Just when you think you've seen the last of polling for 2020, here come two new polls that you might want to take note of and see what happens. Factoring in their results, some big decisions will be made that could affect all of us for some time to come.
Poll No. 1 asked 3,000 Salt Lake Valley residents what they want to see done with the 700 acres at the Point of the Mountain where the Utah State Prison is currently located. We've all heard about (and maybe have seen in person) the new airport, but few realize the new prison is being built next door to it—as in just west of the landing strips. Concrete is being poured for a brand-new facility to be completed in 2022, and you might catch a glimpse of the construction site from the sky if you fly out of town for the holidays.
The state of Utah created a development commission that politicos call "The Point," and they just finished a second phase of polling by placing five possible scenarios before stakeholders, and the public, to create a vision for the 700 acres in Draper. The goal is to offer vibrant urban centers with jobs close to where people live, with a variety of community and housing types based upon world-class public transportation, such as FrontRunner and TRAX, and with a "nationally recognized research and university presence." They want to ensure a high quality of life for residents, maximize job creation, preserve natural lands and expand recreational opportunities. You can read about it here: pointofthemountainfuture.org
Poll No. 2—regarding 17 acres in Glendale, the site of the sad, old water park known by one of three names: Wild Wave, Raging Waters or Seven Peaks—has just been completed. The abandoned site still has the broken and tagged remnants of summer fun dating back to 1979 when the park opened its faux beach with mechanically driven waves for body surfing, tall water slides and big picnic areas for families.
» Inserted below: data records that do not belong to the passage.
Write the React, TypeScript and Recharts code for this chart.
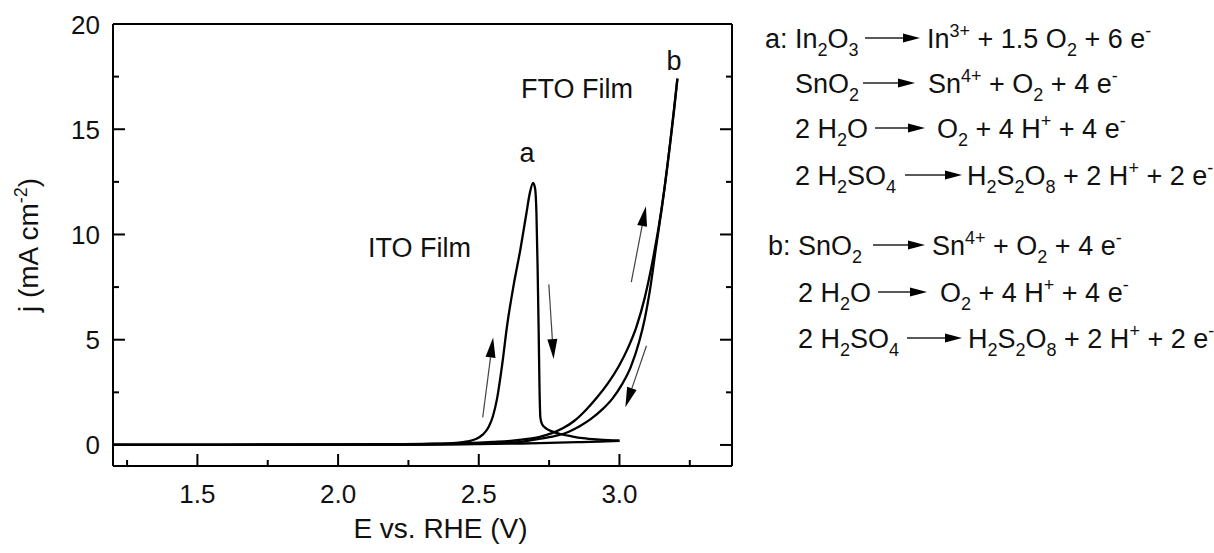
import React from 'react';
import { LineChart, Line, XAxis, YAxis, ReferenceLine, Label } from 'recharts';

const FONT = '"Liberation Sans", Arial, Helvetica, sans-serif';

// axes: potential (V vs RHE) and current density (mA cm-2)
const eDomain = [1.2, 3.4];
const jDomain = [-1, 20];
const eMajorTicks = [1.5, 2.0, 2.5, 3.0];
const eMinorTicks = [1.25, 1.75, 2.25, 2.75, 3.25];
const jMajorTicks = [0, 5, 10, 15, 20];
const jMinorTicks = [2.5, 7.5, 12.5, 17.5];

// ITO film, forward scan with the dissolution peak (a)
const itoForward = [
  { e: 1.2, j: 0.02 }, { e: 1.6, j: 0.02 }, { e: 2.0, j: 0.03 }, { e: 2.2, j: 0.04 },
  { e: 2.35, j: 0.06 }, { e: 2.42, j: 0.1 }, { e: 2.46, j: 0.17 }, { e: 2.49, j: 0.28 },
  { e: 2.515, j: 0.5 }, { e: 2.535, j: 0.85 }, { e: 2.55, j: 1.35 }, { e: 2.565, j: 2.2 },
  { e: 2.583, j: 3.8 }, { e: 2.601, j: 5.7 }, { e: 2.624, j: 7.6 }, { e: 2.648, j: 9.3 },
  { e: 2.668, j: 10.9 }, { e: 2.682, j: 12.0 }, { e: 2.693, j: 12.45 }, { e: 2.7, j: 12.2 },
  { e: 2.705, j: 11.0 }, { e: 2.709, j: 8.5 }, { e: 2.713, j: 5.3 }, { e: 2.716, j: 2.6 },
  { e: 2.719, j: 1.3 }, { e: 2.725, j: 0.98 }, { e: 2.74, j: 0.78 }, { e: 2.765, j: 0.62 },
  { e: 2.79, j: 0.52 }, { e: 2.83, j: 0.41 }, { e: 2.87, j: 0.32 }, { e: 2.93, j: 0.25 },
  { e: 3.0, j: 0.2 },
];

// ITO film, reverse scan
const itoReverse = [
  { e: 1.2, j: 0.0 }, { e: 2.3, j: 0.02 }, { e: 2.5, j: 0.04 }, { e: 2.65, j: 0.07 },
  { e: 2.75, j: 0.1 }, { e: 2.85, j: 0.13 }, { e: 2.93, j: 0.16 }, { e: 3.0, j: 0.2 },
];

// FTO film (b), forward scan
const ftoForward = [
  { e: 1.2, j: 0.0 }, { e: 2.0, j: 0.01 }, { e: 2.3, j: 0.04 }, { e: 2.45, j: 0.08 },
  { e: 2.55, j: 0.14 }, { e: 2.62, j: 0.2 }, { e: 2.68, j: 0.3 }, { e: 2.72, j: 0.4 },
  { e: 2.76, j: 0.56 }, { e: 2.8, j: 0.8 }, { e: 2.84, j: 1.15 }, { e: 2.88, j: 1.65 },
  { e: 2.92, j: 2.25 }, { e: 2.96, j: 2.95 }, { e: 3.0, j: 3.8 }, { e: 3.03, j: 4.6 },
  { e: 3.06, j: 5.6 }, { e: 3.09, j: 7.0 }, { e: 3.12, j: 8.9 }, { e: 3.14, j: 10.4 },
  { e: 3.16, j: 12.2 }, { e: 3.18, j: 14.3 }, { e: 3.195, j: 16.0 }, { e: 3.206, j: 17.4 },
];

// FTO film (b), reverse scan
const ftoReverse = [
  { e: 1.2, j: 0.0 }, { e: 2.2, j: 0.01 }, { e: 2.4, j: 0.03 }, { e: 2.55, j: 0.08 },
  { e: 2.65, j: 0.15 }, { e: 2.72, j: 0.3 }, { e: 2.78, j: 0.45 }, { e: 2.82, j: 0.63 },
  { e: 2.86, j: 0.9 }, { e: 2.9, j: 1.25 }, { e: 2.94, j: 1.7 }, { e: 2.975, j: 2.2 },
  { e: 3.01, j: 2.9 }, { e: 3.04, j: 3.7 }, { e: 3.07, j: 4.9 }, { e: 3.09, j: 6.0 },
  { e: 3.11, j: 7.5 }, { e: 3.13, j: 9.4 }, { e: 3.15, j: 11.2 }, { e: 3.17, j: 13.2 },
  { e: 3.19, j: 15.5 }, { e: 3.206, j: 17.4 },
];

// scan direction arrows, [from, to] in (E, j)
const scanArrows = [
  [{ x: 2.514, y: 1.31 }, { x: 2.551, y: 5.1 }],
  [{ x: 2.749, y: 7.63 }, { x: 2.766, y: 4.08 }],
  [{ x: 3.042, y: 7.74 }, { x: 3.094, y: 11.34 }],
  [{ x: 3.096, y: 4.71 }, { x: 3.021, y: 1.79 }],
];

// reactions listed on the right: lhs, arrow, rhs
const reactions = [
  { lhs: 'a: In_2O_3', rhs: 'In^{3+} + 1.5 O_2 + 6 e^{-}', x: 765, a1: 865, a2: 920, rx: 927, y: 48 },
  { lhs: 'SnO_2', rhs: 'Sn^{4+} + O_2 + 4 e^{-}', x: 795, a1: 863, a2: 915, rx: 928, y: 93 },
  { lhs: '2 H_2O', rhs: 'O_2 + 4 H^{+} + 4 e^{-}', x: 795, a1: 875, a2: 925, rx: 937, y: 138 },
  { lhs: '2 H_2SO_4', rhs: 'H_2S_2O_8 + 2 H^{+} + 2 e^{-}', x: 795, a1: 905, a2: 962, rx: 967, y: 185 },
  { lhs: 'b: SnO_2', rhs: 'Sn^{4+} + O_2 + 4 e^{-}', x: 768, a1: 873, a2: 925, rx: 932, y: 255 },
  { lhs: '2 H_2O', rhs: 'O_2 + 4 H^{+} + 4 e^{-}', x: 798, a1: 878, a2: 927, rx: 940, y: 302 },
  { lhs: '2 H_2SO_4', rhs: 'H_2S_2O_8 + 2 H^{+} + 2 e^{-}', x: 798, a1: 907, a2: 962, rx: 968, y: 348 },
];

const allETicks = [...eMinorTicks, ...eMajorTicks].sort((a, b) => a - b);
const allJTicks = [...jMinorTicks, ...jMajorTicks].sort((a, b) => a - b);
const isMajor = (v: number, majors: number[]) => majors.some((m) => Math.abs(m - v) < 1e-6);

const BottomTick = (props: any) => {
  const { x, y, payload } = props;
  const major = isMajor(payload.value, eMajorTicks);
  return (
    <g>
      <line x1={x} y1={y} x2={x} y2={y - (major ? 12 : 6)} stroke="#000" strokeWidth={2} />
      {major && (
        <text x={x} y={y + 37} textAnchor="middle" fontSize={26} fontFamily={FONT} fill="#111">
          {payload.value.toFixed(1)}
        </text>
      )}
    </g>
  );
};

const TopTick = (props: any) => {
  const { x, y, payload } = props;
  const major = isMajor(payload.value, eMajorTicks);
  return <line x1={x} y1={y} x2={x} y2={y + (major ? 12 : 6)} stroke="#000" strokeWidth={2} />;
};

const LeftTick = (props: any) => {
  const { x, y, payload } = props;
  const major = isMajor(payload.value, jMajorTicks);
  return (
    <g>
      <line x1={x} y1={y} x2={x + (major ? 12 : 6)} y2={y} stroke="#000" strokeWidth={2} />
      {major && (
        <text x={x - 13} y={y + 9.5} textAnchor="end" fontSize={26} fontFamily={FONT} fill="#111">
          {payload.value}
        </text>
      )}
    </g>
  );
};

const RightTick = (props: any) => {
  const { x, y, payload } = props;
  const major = isMajor(payload.value, jMajorTicks);
  return <line x1={x} y1={y} x2={x - (major ? 12 : 6)} y2={y} stroke="#000" strokeWidth={2} />;
};

const YTitle = (props: any) => {
  const vb = props.viewBox || { x: 0, y: 24, width: 113, height: 442 };
  const cx = 38;
  const cy = vb.y + vb.height / 2;
  return (
    <text transform={`rotate(-90, ${cx}, ${cy})`} x={cx} y={cy} textAnchor="middle"
      fontSize={28} fontFamily={FONT} fill="#111" style={{ whiteSpace: 'pre' }}>
      j (mA cm<tspan dy={-11} fontSize={18}>-2</tspan><tspan dy={11}>)</tspan>
    </text>
  );
};

const XTitle = (props: any) => {
  const vb = props.viewBox || { x: 113, y: 466, width: 619, height: 80 };
  return (
    <text x={vb.x + vb.width / 2 + 18} y={538} textAnchor="middle" fontSize={28} fontFamily={FONT} fill="#111">
      E vs. RHE (V)
    </text>
  );
};

const ScanArrow = (props: any) => {
  const { x1, y1, x2, y2 } = props;
  const dx = x2 - x1;
  const dy = y2 - y1;
  const len = Math.hypot(dx, dy) || 1;
  const ux = dx / len;
  const uy = dy / len;
  const hl = 20;
  const hw = 5;
  const bx = x2 - ux * hl;
  const by = y2 - uy * hl;
  return (
    <g>
      <line x1={x1} y1={y1} x2={bx} y2={by} stroke="#444" strokeWidth={1.2} />
      <polygon points={`${x2},${y2} ${bx - uy * hw},${by + ux * hw} ${bx + uy * hw},${by - ux * hw}`} fill="#000" />
    </g>
  );
};

// "H_2SO_4" -> tspans with subscripts, "e^{-}" -> superscript
const parseChem = (s: string) => {
  const out: { t: string; k: string }[] = [];
  let buf = '';
  let i = 0;
  while (i < s.length) {
    const c = s[i];
    if (c === '_') {
      if (buf) out.push({ t: buf, k: 'n' });
      buf = '';
      out.push({ t: s[i + 1], k: 'sub' });
      i += 2;
    } else if (c === '^') {
      if (buf) out.push({ t: buf, k: 'n' });
      buf = '';
      const end = s.indexOf('}', i);
      out.push({ t: s.slice(i + 2, end), k: 'sup' });
      i = end + 1;
    } else {
      buf += c;
      i++;
    }
  }
  if (buf) out.push({ t: buf, k: 'n' });
  return out;
};

const Chem: React.FC<{ text: string; x: number; y: number }> = ({ text, x, y }) => {
  let cur = 0;
  return (
    <text x={x} y={y} fontSize={27} fontFamily={FONT} fill="#111" style={{ whiteSpace: 'pre' }}>
      {parseChem(text).map((seg, i) => {
        const target = seg.k === 'sub' ? 8 : seg.k === 'sup' ? -11 : 0;
        const dy = target - cur;
        cur = target;
        return (
          <tspan key={i} dy={dy} fontSize={seg.k === 'n' ? 27 : 18}>{seg.t}</tspan>
        );
      })}
    </text>
  );
};

const EqArrow: React.FC<{ x1: number; x2: number; y: number }> = ({ x1, x2, y }) => (
  <g>
    <line x1={x1} y1={y} x2={x2 - 15} y2={y} stroke="#222" strokeWidth={1.3} />
    <polygon points={`${x2},${y} ${x2 - 17},${y - 4.5} ${x2 - 17},${y + 4.5}`} fill="#000" />
  </g>
);

const axisLine = { stroke: '#000', strokeWidth: 2 };
const curve = { stroke: '#000', strokeWidth: 2.3, dot: false, isAnimationActive: false, type: 'monotone' as const };

export default function App() {
  return (
    <div style={{ position: 'absolute', left: 0, top: 0, width: 1214, height: 553, background: '#fff', fontFamily: FONT }}>
      <LineChart width={1214} height={553} margin={{ top: 20, right: 472, bottom: 7, left: 0 }}>
        <XAxis dataKey="e" type="number" domain={eDomain} allowDataOverflow ticks={allETicks} interval={0}
          tickSize={0} tickMargin={0} tickLine={false} axisLine={axisLine} tick={<BottomTick />} height={80}>
          <Label content={<XTitle />} />
        </XAxis>
        <XAxis xAxisId="top" orientation="top" type="number" domain={eDomain} allowDataOverflow ticks={allETicks}
          interval={0} tickSize={0} tickMargin={0} tickLine={false} axisLine={axisLine} tick={<TopTick />} height={4} />
        <YAxis type="number" domain={jDomain} allowDataOverflow ticks={allJTicks} interval={0}
          tickSize={0} tickMargin={0} tickLine={false} axisLine={axisLine} tick={<LeftTick />} width={113}>
          <Label content={<YTitle />} />
        </YAxis>
        <YAxis yAxisId="right" orientation="right" type="number" domain={jDomain} allowDataOverflow ticks={allJTicks}
          interval={0} tickSize={0} tickMargin={0} tickLine={false} axisLine={axisLine} tick={<RightTick />} width={10} />
        <Line data={itoReverse} dataKey="j" {...curve} />
        <Line data={ftoReverse} dataKey="j" {...curve} />
        <Line data={ftoForward} dataKey="j" {...curve} />
        <Line data={itoForward} dataKey="j" {...curve} />
        {scanArrows.map((seg, i) => (
          <ReferenceLine key={i} segment={seg} shape={ScanArrow} />
        ))}
      </LineChart>
      <svg width={1214} height={553} style={{ position: 'absolute', left: 0, top: 0, pointerEvents: 'none' }}>
        <text x={527} y={162} textAnchor="middle" fontSize={27} fontFamily={FONT} fill="#111">a</text>
        <text x={674} y={70} textAnchor="middle" fontSize={27} fontFamily={FONT} fill="#111">b</text>
        <text x={368} y={257} fontSize={27} fontFamily={FONT} fill="#111">ITO Film</text>
        <text x={521} y={98} fontSize={27} fontFamily={FONT} fill="#111">FTO Film</text>
        {reactions.map((r, i) => (
          <g key={i}>
            <Chem text={r.lhs} x={r.x} y={r.y} />
            <EqArrow x1={r.a1} x2={r.a2} y={r.y - 10} />
            <Chem text={r.rhs} x={r.rx} y={r.y} />
          </g>
        ))}
      </svg>
    </div>
  );
}
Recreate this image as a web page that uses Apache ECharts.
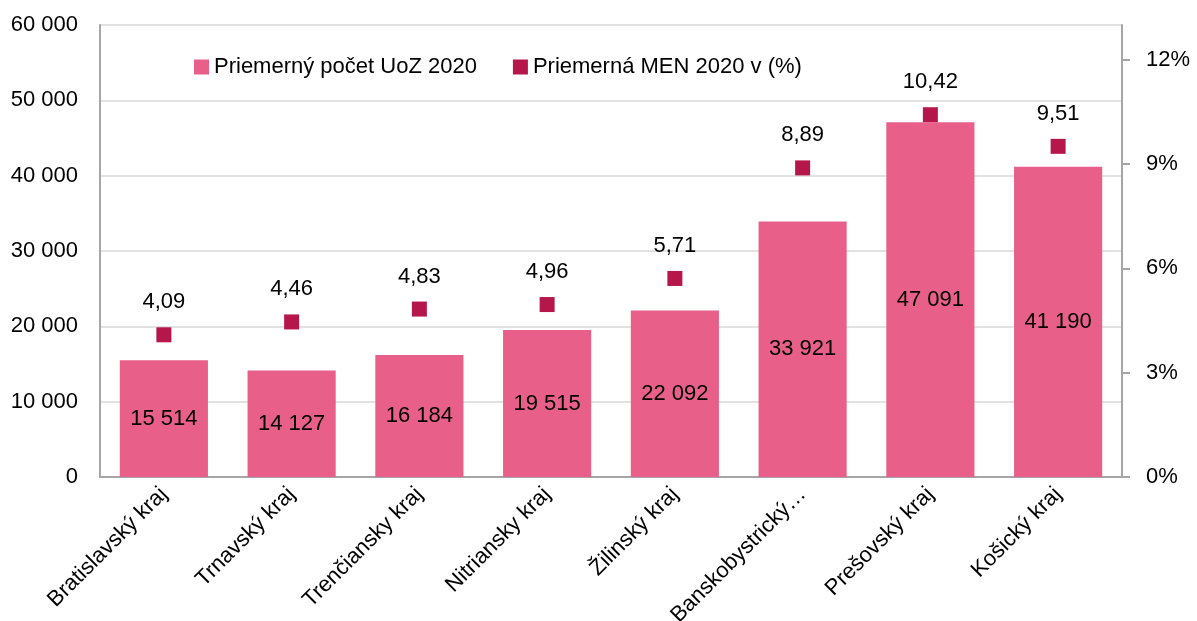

Since then, it's gone through a few owners and managers, and before it was permanently closed in 2018, the snack shack and a few other buildings had been vandalized and burned down.
In addition, the entire park was stripped of its wiring, pumps were stolen and dangerous chemicals were spilled from storage on the site. One contractor said that it would cost half a million bucks to tear down the faded fun. But what will replace it?
Salt Lake City purchased the park with dollars from the Utah Land and Water Conservation Fund, and now the area must remain open space for the community.
The poll ended in October with 3,500 folks chiming in. Findings were simple: 87% of those polled voted that the park should be torn down, but 53% said they'd still like to have a water park there. The Salt Lake City Council will work with the Public Lands Division in 2021 to come up with a proposal and new plan for the site that they will present to the public.